Avete citato i lavori di entrambi. Come si riflette il percorso del singolo sul lavoro comune?
E. F.: Digerseltz e Aldo Morto nascono nel periodo in cui nasce la nostra collaborazione. Nel nostro primo lavoro insieme, Sì l’ammore No, del 2009, forse si distinguono ancora le differenze.
D. T.: La struttura dello spettacolo era più “frosiniana” che “timpaniana”, perché partiva dalla scrittura scenica, dall’uso dello spazio, dal creare relazioni tra stati, collegamenti tra cose. Spettacoli come Dux in scatolaAldo Morto hanno una struttura differente perché in mezzo c’è questa collaborazione. Dux in scatola ha un’idea di struttura chiara e un’idea scenica semplice, scarna, che tutto sommato non cambia mai: è un’idea lineare che va dall’inizio, allo svolgimento, alla fine.

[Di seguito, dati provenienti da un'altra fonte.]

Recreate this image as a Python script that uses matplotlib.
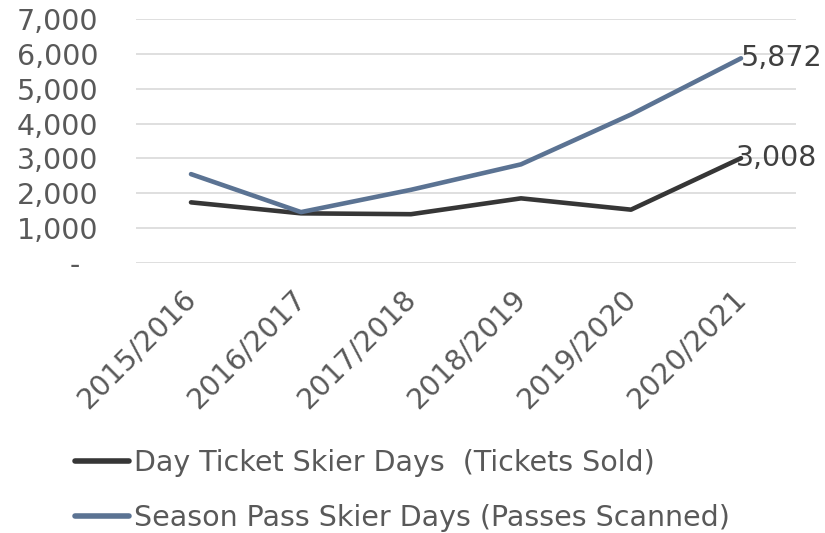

In Aldo Morto i collegamenti logici coi materiali si realizzano per attività tematica e per ragionamenti, ma sono anche discorsi di scrittura scenica, di immagini, di spazialità, per una modifica progressiva della modalità del pensiero dovuta al lavoro comune. Zombitudine può essere il preludio a direzioni future, ancora da scrivere.

Avete nominato il nordest dei Fratelli Dalla Via, la provincia, il lavoro, la ditta. Nella vostra situazione di stallo quanto influisce il territorio romano?
E. F.:
 Tanto, consciamente e inconsciamente. La situazione di stallo è fortemente legata a Roma. Tutti i giorni ci confrontiamo con l’idea di stagnazione.
D. T.: Un senso di oscuramento è nell’aria della città, e noi siamo spugne di questa stagnazione.

Pensate mai di spostarvi?
D. T.: Io continuamente!
E. F.: È vero che a Roma abbiamo uno spazio, dove facciamo laboratori, dove teniamo tutte le nostre cose. Ma è vero anche ci sono regioni che proteggono i loro artisti. In Lazio siamo orfani.

Il debutto a Genova, poi Rieti e Bassano. Nel 2015 Milano, Napoli e Palermo. Avete girato e girerete parecchio con questo lavoro. E adesso Romaeuropa.
D.T. Dopo Corpo Morto, il laboratorio, e Walking Zombi, le incursioni urbane, andiamo in scena all’Orologio. Con una lunga tenitura, tre settimane. Romaeuropa vuole recuperare, in parte e con alcuni spettacoli, ciò che non può più fare al Palladium, ovvero un festival che fosse anche una stagione.